We have multiple VMs that are running packetbeat and on some of them (8 VMs) the CPU usage is constantly at 100% due to packetbeat. We have had one instance where one VM became completely unresponsive due to this and were forced to reboot it to regain control.
After reboot the CPU stays within normal boundaries for a few hours, then again spikes to 100%.
All machines (those affected and those that are ok) are running CentOS 7.5 and packetbeat 5.6.12 with the same configuration.
Machines have no particularities or commonalities that may point to a common cause.
Please advise what logs or traces you need in order to be able to assist with this.
Please find the full configuration below. The monitoring is aimed at our commonly used technologies and is the same configuration on all machines.
The logic was that if a technology was not in use (say PostgreSQL) its port would see no traffic therefore the flow would be "killed" automatically within the 1st 60 seconds.
Also, all VMs have only one network interface, but not all are named the same, therefore using ANY was an easier option for us.
At this time we are not using any custom capture options but I will look into your suggestion to see if it improves things.
Please let me know of you spot any anomalies in our config that might contribute to the CPU usage.
#============================== Network device ================================
# Select the network interface to sniff the data. On Linux, you can use the
# "any" keyword to sniff on all connected interfaces.
packetbeat.interfaces.device: any
#================================== Flows =====================================
# Set `enabled: false` or comment out all options to disable flows reporting.
packetbeat.flows:
# Set network flow timeout. Flow is killed if no packet is received before being
# timed out.
timeout: 60s
# Configure reporting period. If set to -1, only killed flows will be reported
period: 60s
#========================== Transaction protocols =============================
packetbeat.protocols.icmp:
# Enable ICMPv4 and ICMPv6 monitoring. Default: false
enabled: true
packetbeat.protocols.dns:
# Configure the ports where to listen for DNS traffic. You can disable
# the DNS protocol by commenting out the list of ports.
ports: [53]
# include_authorities controls whether or not the dns.authorities field
# (authority resource records) is added to messages.
include_authorities: true
# include_additionals controls whether or not the dns.additionals field
# (additional resource records) is added to messages.
include_additionals: true
packetbeat.protocols.http:
# Configure the ports where to listen for HTTP traffic. You can disable
# the HTTP protocol by commenting out the list of ports.

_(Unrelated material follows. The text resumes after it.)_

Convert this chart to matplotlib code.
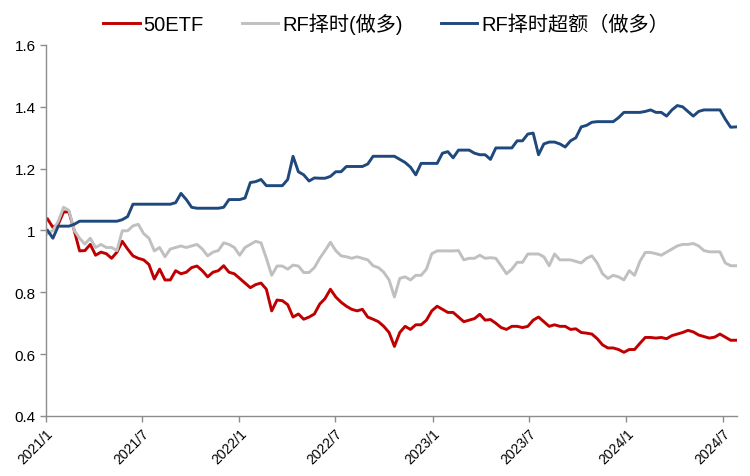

ports: [80, 8080, 8000, 5000, 8002]
packetbeat.protocols.mysql:
# Configure the ports where to listen for MySQL traffic. You can disable
# the MySQL protocol by commenting out the list of ports.
ports: [3306]
packetbeat.protocols.pgsql:
# Configure the ports where to listen for Pgsql traffic. You can disable
# the Pgsql protocol by commenting out the list of ports.
ports: [5432]
packetbeat.protocols.oracle:
# Configure the ports where to listen for Redis traffic. You can disable
# the Redis protocol by commenting out the list of ports.
ports: [1521]
packetbeat.protocols.https:
# Configure the ports where to listen for Thrift-RPC traffic. You can disable
# the Thrift-RPC protocol by commenting out the list of ports.
ports: [443]
packetbeat.protocols.rsyslog:
# Configure the ports where to listen for MongoDB traffic. You can disable
# the MongoDB protocol by commenting out the list of ports.
ports: [514]
packetbeat.protocols.nfs:
# Configure the ports where to listen for NFS traffic. You can disable
# the NFS protocol by commenting out the list of ports.